Just a generation ago, doctors and nurses were ethically prohibited
from hastening or causing death. Family disputes and ethically
gray situations occurred, but certain actions (such as withdrawing
medically assisted food and water from a severely brain-injured
but non-dying person) were considered illegitimate no matter
who was making the decision.
But with the rise of the modern bioethics movement, life is no
longer assumed to have the intrinsic value it once did, and "quality
of life" has become the overriding consideration. Over time,
the ethical question "what is right?" became "who
decides?" -- which now has devolved into "what is legally
allowed?"
Thus, it is not surprising that the Health Progress article
on futility policies is subtitled "Mercy Health System's
Procedures Will Help Free Its Physicians from Legal Concerns".
This is no afterthought, but rather the greatest fear of the
authors that families may sue.
Doctors are understandably afraid of civil or malpractice lawsuits.
In this article, Mikus and Clark attempt to convince doctors
that a written futility policy -- no matter how vague -- is necessary.
Then doctors would use the power of an ethics committee to back
up their decisions in any legal proceeding in order to prove
that the determination of futility meets the hospital's standard
of care.
Even more ominously, there have been efforts to incorporate futile
care policy into state and federal law. For example, Senator
Arlen Specter introduced the Health Care Assurance Act of 2001
that, while aimed at improving health care for children and the
disabled, nevertheless contains a provision that there is no
obligation "to require that any individual be offered, or
to state that any individual may demand, medical treatment which
the health care provider does not have available, or which is,under prevailing medical standards, either futile or otherwise
not medically indicated". [Emphasis added.]
The first step in solving a problem is to recognize it.
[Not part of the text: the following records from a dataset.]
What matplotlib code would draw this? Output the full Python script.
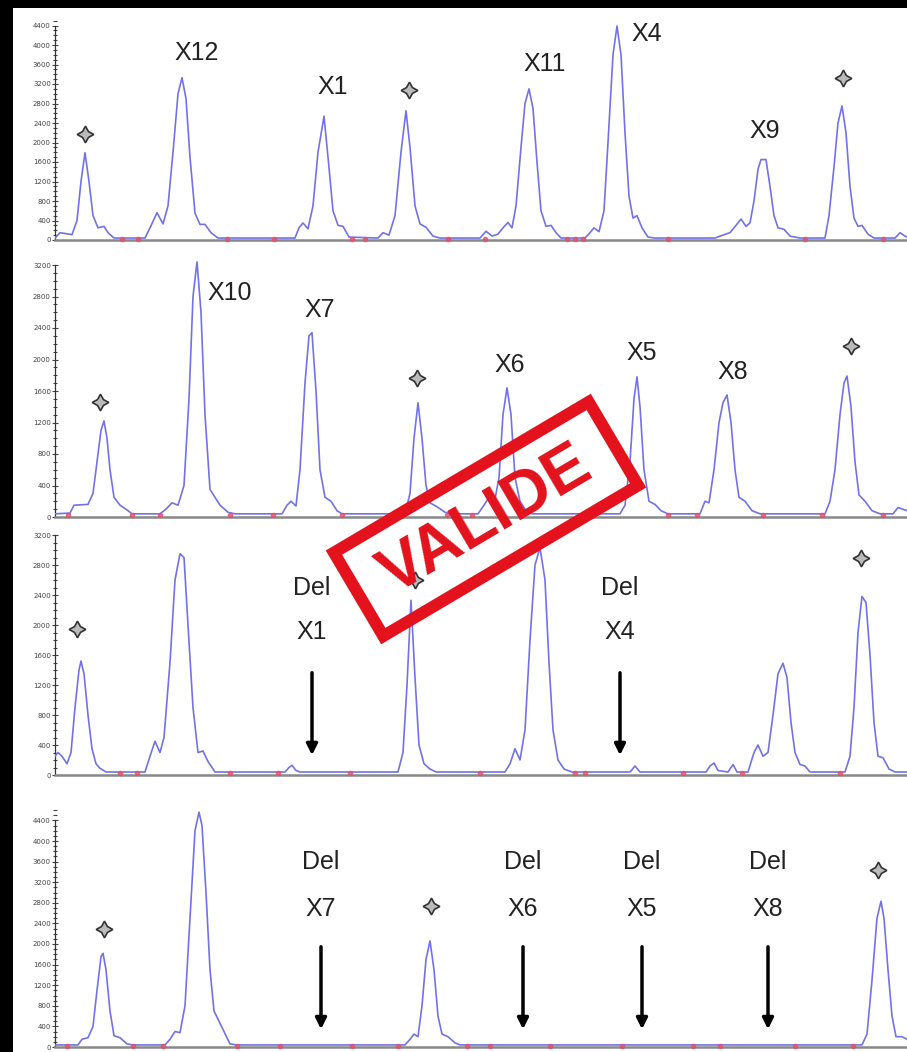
import matplotlib
matplotlib.use("Agg")
import matplotlib.pyplot as plt
from matplotlib.patches import Rectangle
from matplotlib.ticker import MultipleLocator

W, H = 907, 1052

### DATA (x = scan position, y = fluorescence units) ###
trace1 = [(55, 40), (60, 150), (66, 130), (72, 110), (77, 400), (81, 1200), (85, 1790), (89, 1200), (93, 500),
          (98, 250), (104, 280), (108, 150), (114, 40),
          (145, 40), (150, 250), (157, 560), (163, 330), (168, 700), (173, 1800), (178, 3000), (182, 3330),
          (186, 2900), (190, 1700), (195, 550), (200, 320), (205, 320), (211, 150), (218, 40),
          (295, 40), (299, 250), (303, 350), (308, 230), (313, 700), (318, 1800), (324, 2540), (328, 1700),
          (333, 600), (338, 300), (343, 280), (349, 60),
          (378, 40), (383, 150), (389, 100), (395, 500), (401, 1800), (406, 2650), (410, 1900), (415, 700),
          (420, 330), (426, 260), (433, 80), (440, 40),
          (480, 40), (486, 180), (492, 80), (498, 120), (503, 250), (508, 360), (512, 250), (516, 700),
          (521, 1900), (525, 2800), (529, 3100), (533, 2700), (537, 1600), (541, 600), (546, 280), (551, 300),
          (556, 150), (561, 40),
          (585, 40), (590, 150), (594, 250), (599, 170), (604, 600), (608, 2000), (613, 3800), (617, 4390),
          (621, 3800), (625, 2200), (629, 900), (633, 450), (637, 500), (642, 250), (648, 60), (655, 40),
          (715, 40), (720, 80), (730, 150), (736, 300), (741, 430), (746, 280), (750, 350), (754, 800),
          (758, 1450), (761, 1650), (766, 1650), (770, 1100), (774, 500), (778, 250), (784, 220), (790, 80),
          (800, 40),
          (825, 40), (829, 500), (834, 1500), (838, 2400), (842, 2750), (846, 2200), (850, 1100), (854, 450),
          (858, 280), (862, 300), (868, 120), (874, 40), (895, 40), (900, 150), (905, 80), (907, 60)]

trace2 = [(55, 40), (70, 50), (74, 150), (88, 160), (93, 300), (97, 700), (101, 1100), (104, 1220), (107, 1000),
          (110, 600), (114, 250), (120, 150), (127, 90), (132, 40),
          (160, 40), (166, 100), (172, 180), (178, 150), (184, 400), (189, 1500), (193, 2800), (197, 3240),
          (201, 2600), (205, 1300), (210, 350), (215, 250), (220, 150), (228, 60), (235, 40),
          (282, 40), (287, 150), (291, 200), (296, 140), (300, 600), (305, 1700), (309, 2300), (312, 2340),
          (316, 1600), (320, 600), (325, 250), (331, 200), (337, 80), (342, 40),
          (405, 40), (410, 300), (414, 1000), (418, 1450), (422, 1000), (426, 400), (430, 180), (437, 130),
          (445, 60), (452, 40),
          (478, 40), (484, 150), (489, 250), (494, 160), (499, 500), (503, 1300), (507, 1640), (511, 1300),
          (515, 500), (520, 200), (526, 80), (532, 40),
          (620, 40), (625, 150), (630, 700), (634, 1500), (637, 1780), (640, 1400), (644, 600), (649, 200),
          (655, 160), (661, 80), (668, 40),
          (700, 40), (705, 200), (709, 180), (714, 600), (719, 1200), (723, 1450), (727, 1550), (731, 1200),
          (735, 600), (739, 250), (745, 200), (752, 80), (760, 40),
          (825, 40), (830, 200), (835, 600), (840, 1300), (844, 1700), (847, 1790), (851, 1400), (855, 700),
          (859, 280), (865, 200), (872, 80), (880, 40), (893, 40), (898, 120), (907, 80)]

trace3 = [(55, 250), (58, 300), (62, 250), (67, 150), (71, 300), (75, 900), (79, 1400), (81, 1520), (84, 1350),
          (88, 800), (92, 350), (96, 150), (100, 90), (106, 40),
          (145, 40), (150, 250), (155, 450), (160, 300), (164, 500), (170, 1500), (175, 2600), (180, 2950),
          (184, 2900), (188, 2000), (193, 900), (198, 300), (203, 320), (208, 180), (215, 40),
          (285, 40), (289, 100), (292, 130), (296, 60), (300, 40),
          (398, 40), (403, 300), (407, 1200), (411, 2330), (415, 1300), (419, 400), (424, 150), (430, 80),
          (436, 40),
          (505, 40), (510, 150), (515, 350), (520, 200), (525, 600), (530, 1800), (535, 2800), (540, 3030),
          (545, 2600), (549, 1500), (553, 600), (558, 200), (564, 80), (572, 40),
          (630, 40), (635, 120), (640, 40), (706, 40), (710, 120), (714, 160), (718, 60), (728, 40), (733, 140),
          (737, 40), (748, 40), (754, 300), (758, 400), (763, 250), (768, 300), (773, 800), (778, 1350),
          (783, 1490), (787, 1300), (791, 700), (795, 300), (800, 140), (805, 120), (810, 40),
          (845, 40), (850, 250), (854, 900), (858, 1900), (862, 2380), (866, 2300), (870, 1600), (874, 700),
          (878, 250), (883, 230), (889, 80), (895, 40), (907, 40)]

trace4 = [(55, 40), (78, 40), (82, 150), (88, 180), (93, 400), (97, 1100), (101, 1750), (103, 1820), (106, 1500),
          (110, 700), (114, 220), (120, 180), (127, 60), (133, 40),
          (165, 40), (170, 150), (175, 300), (180, 280), (185, 800), (190, 2500), (195, 4200), (199, 4560),
          (202, 4300), (206, 3000), (210, 1500), (214, 700), (219, 500), (224, 300), (230, 60), (237, 40),
          (405, 40), (410, 150), (414, 250), (418, 200), (422, 800), (426, 1700), (430, 2060), (434, 1500),
          (438, 600), (442, 250), (448, 200), (455, 80), (460, 40),
          (862, 40), (867, 250), (872, 1300), (877, 2500), (881, 2830), (884, 2500), (888, 1500), (892, 600),
          (896, 200), (902, 200), (907, 150)]

# control peaks (star markers)
stars1 = [(85, 2174), (409, 3077), (843, 3323)]
stars2 = [(100, 1460), (417, 1765), (851, 2171)]
stars3 = [(77, 1947), (415, 2600), (861, 2893)]
stars4 = [(104, 2291), (431, 2738), (878, 3437)]

# exon labels
labels1 = [("X12", 197, 3836), ("X1", 333, 3138), ("X11", 545, 3610), ("X4", 647, 4226), ("X9", 765, 2236)]
labels2 = [("X10", 230, 2844), ("X7", 320, 2629), ("X6", 510, 1930), ("X5", 642, 2083), ("X8", 733, 1841)]
# deletions: exon, x, text y ("Del"), text y (exon), arrow tail, arrow tip
dels3 = [("X1", 312, 2493, 1907, 1400, 227), ("X4", 620, 2493, 1907, 1400, 227)]
dels4 = [("X7", 321, 3592, 2680, 2000, 291), ("X6", 523, 3592, 2680, 2000, 291),
         ("X5", 642, 3592, 2680, 2000, 291), ("X8", 768, 3592, 2680, 2000, 291)]

# baseline calling marks
marks1 = [122, 138, 227, 274, 352, 365, 448, 485, 567, 575, 583, 668, 805, 883]
marks2 = [68, 132, 160, 230, 273, 342, 447, 472, 668, 697, 763, 822, 883]
marks3 = [120, 137, 230, 278, 350, 480, 575, 585, 683, 742, 840]
marks4 = [67, 133, 163, 237, 280, 352, 398, 467, 490, 550, 622, 693, 720, 795, 853]

ymax_ticks = [4400, 3200, 3200, 4400]

# panel layout in pixels: baseline row, pixels per 400 units, top row
layout = [(240, 19.5, 18), (517, 31.5, 258), (775, 30.0, 528), (1047, 20.6, 805)]

traces = [trace1, trace2, trace3, trace4]
stars = [stars1, stars2, stars3, stars4]
labels = [labels1, labels2, [], []]
dels = [[], [], dels3, dels4]
marks = [marks1, marks2, marks3, marks4]

fig = plt.figure(figsize=(W / 100, H / 100), dpi=100, facecolor="black")
fig.add_artist(Rectangle((13 / W, 0), 1, 1 - 8 / H, transform=fig.transFigure,
                         facecolor="white", edgecolor="none", zorder=0))

lab_font = dict(family="Liberation Sans", fontsize=18, color="#222222", ha="center", va="center")

for i in range(4):
    base, pp, top = layout[i]
    ax = fig.add_axes([55 / W, 1 - base / H, 1 - 55 / W, (base - top) / H])
    ax.set_facecolor("none")
    ax.set_xlim(55, 907)
    ax.set_ylim(0, (base - top) / pp * 400)

    xs = [p[0] for p in traces[i]]
    ys = [p[1] for p in traces[i]]
    ax.plot(xs, ys, color="#7272e6", lw=1.2, zorder=3)

    ax.plot(marks[i], [25] * len(marks[i]), ls="none", marker="o", ms=3,
            color="#e2506c", alpha=0.8, zorder=4, clip_on=False)

    sx = [s[0] for s in stars[i]]
    sy = [s[1] for s in stars[i]]
    ax.plot(sx, sy, ls="none", marker=(4, 1, 0), ms=12, mfc="#bbbbbb", mec="#333333", mew=1.2, zorder=5)

    for name, x, y in labels[i]:
        ax.text(x, y, name, **lab_font)

    for name, x, y_del, y_ex, tail, tip in dels[i]:
        ax.text(x, y_del, "Del", **lab_font)
        ax.text(x, y_ex, name, **lab_font)
        ax.annotate("", xy=(x, tip), xytext=(x, tail),
                    arrowprops=dict(arrowstyle="-|>", lw=2.5, color="black", mutation_scale=16))

    # axes styling
    for s in ["top", "right"]:
        ax.spines[s].set_visible(False)
    ax.spines["bottom"].set_color("#888888")
    ax.spines["bottom"].set_linewidth(1.8)
    ax.spines["left"].set_color("#333333")
    ax.spines["left"].set_linewidth(0.9)
    ax.spines["left"].set_bounds(0, ymax_ticks[i])
    ax.set_xticks([])
    ax.yaxis.set_major_locator(MultipleLocator(400))
    ax.yaxis.set_minor_locator(MultipleLocator(100))
    ax.set_yticks(range(0, ymax_ticks[i] + 1, 400))
    ax.tick_params(axis="y", which="major", direction="inout", length=4, width=0.8,
                   labelsize=5, colors="#444444", pad=1)
    ax.tick_params(axis="y", which="minor", direction="inout", length=2.5, width=0.8, colors="#444444")

# VALIDE stamp over everything
ov = fig.add_axes([0, 0, 1, 1], zorder=10)
ov.set_xlim(0, W)
ov.set_ylim(H, 0)
ov.axis("off")
ov.patch.set_alpha(0)
cx, cy, bw, bh = 486, 519, 296, 97
ov.add_patch(Rectangle((cx - bw / 2, cy - bh / 2), bw, bh, angle=-30.6, rotation_point="center",
                       facecolor="none", edgecolor="#e3121c", lw=8.6))
ov.text(486, 521, "VALIDE", family="Liberation Sans", fontweight="bold", fontsize=47, color="#e3121c",
        rotation=30.6, rotation_mode="anchor", ha="center", va="center")

plt.savefig("out.png", dpi=100, facecolor=fig.get_facecolor())
plt.close()
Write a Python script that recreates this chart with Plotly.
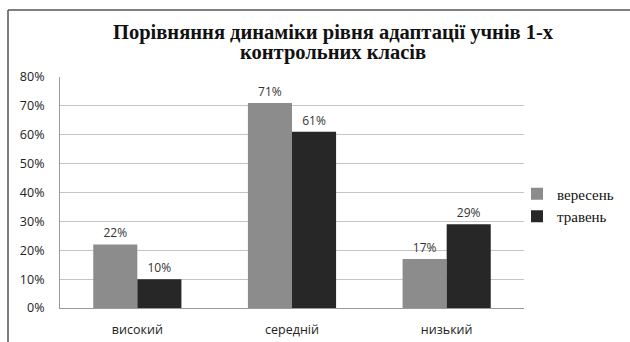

We cannot
always rely on a mainstream media that would rather exhaustively
cover a star's shoplifting charge than alert us to thorny ethical
problems. Legislation and policies are often developed without
public knowledge or comment. Health insurance can no longer be
counted on to pay for all needed treatment in many situations.
This is why publications such as Voices and many other
Catholic periodicals, pro-life news services and the Internet
are so important, especially in the area of ethics. We in the
Church are also blessed with encyclicals, Vatican documents and
the writings of the doctors of the Church, which give clear principles
that are still just as valid and useful as ever in a world of
increasing technology and seductive decadence.
If we truly want to protect lives, save souls and fight injustice,
we cannot remain silent in the face of an ever-expanding "culture
of death".
Originally posted at the Women for Faith & Family website.
Vol. XVIII, No. 1, Lent/Easter 2003.
Reproduced with permission.
Notes:
1 Jane D. Hoyt, M.Ed., "A Gentle Approach - Interacting
with a Person who is Semi-Conscious or Presumed in Coma".
2 Wesley Smith, "Futile Care Theory and Medical Fascism",
FrontPage magazine, December 2002.
3 Peter A. Clark, SI, Ph.D., and Catherine M. Mikus, Esq., "Time
for a Formalized Medical Futility Policy", Health Progress,
July-August 2000. Available online at:
Nancy Valko, a registered nurse from St. Louis, is president of Missouri Nurses for Life, a spokesperson for the National Association of Pro-Life Nurses and a Voices contributing editor.